Just when I thought his slurred speech and inability to perform the difficult task of opening the envelope holding the fantasy date card were going to take the cake, he goes ahead and belches so loudly in her face I swear I could smell it in my family room.  Good for Peyton for calling him on it and not falling under his spell of riveting conversation about martini glasses being nice.

 And what was that ‘hey we’re home’ dance they performed upon entering the house again together?  The social awkwardness there was equivalent to the ‘trip and skip’ – you know, when you sort of trip while walking and to cover up your blunder you do a little two-step as if you meant to speed up while looking around to see if anyone saw without making any actual eye contact.  We’ve all done it and we all know how stupid it is and how few people we are actually fooling.

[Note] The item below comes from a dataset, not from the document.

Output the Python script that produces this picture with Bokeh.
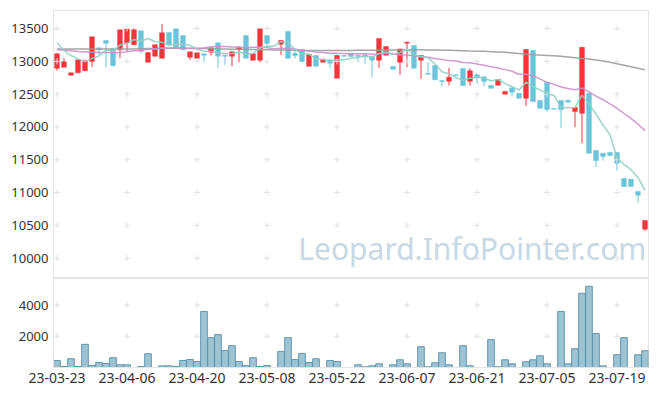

 Finally, the cocktail party.  Try as people might, the power couples seem to have it locked.  I am getting a bit bored of having one person swear up and down every week that they know how they’re voting and then doing the last minute swing to save one of the couples.  Krissily had it coming and I’m only sad I will no longer have the pleasure of cringing as she rekindles the memory of her and Dave’s ‘connection’ during the blind kissing contest nine years ago.  And sorry you didn’t stay classy?    Were you ever? 

 Gotta say Wes handled this show quite well (though I am still trying to erase the memory of the hot tub scene from my brain).   Definitely left on a high note when he just said ‘I had a great time’ after Krissily’s angry departure (by the way was anyone else confused by why all of a sudden Natalie is bawling for having to send Wes home?  Were they friends?)

 Next week, the inevitable happens.  Three lovely ladies have to go.  I imagine the drama will continue on a high note and I am picturing a lovely basket of knee pads arriving on the doorstep to help the ladies make their case to get votes to stay.

 If the basket is a no show, I’m sure future cat lady Natalie has enough to go around.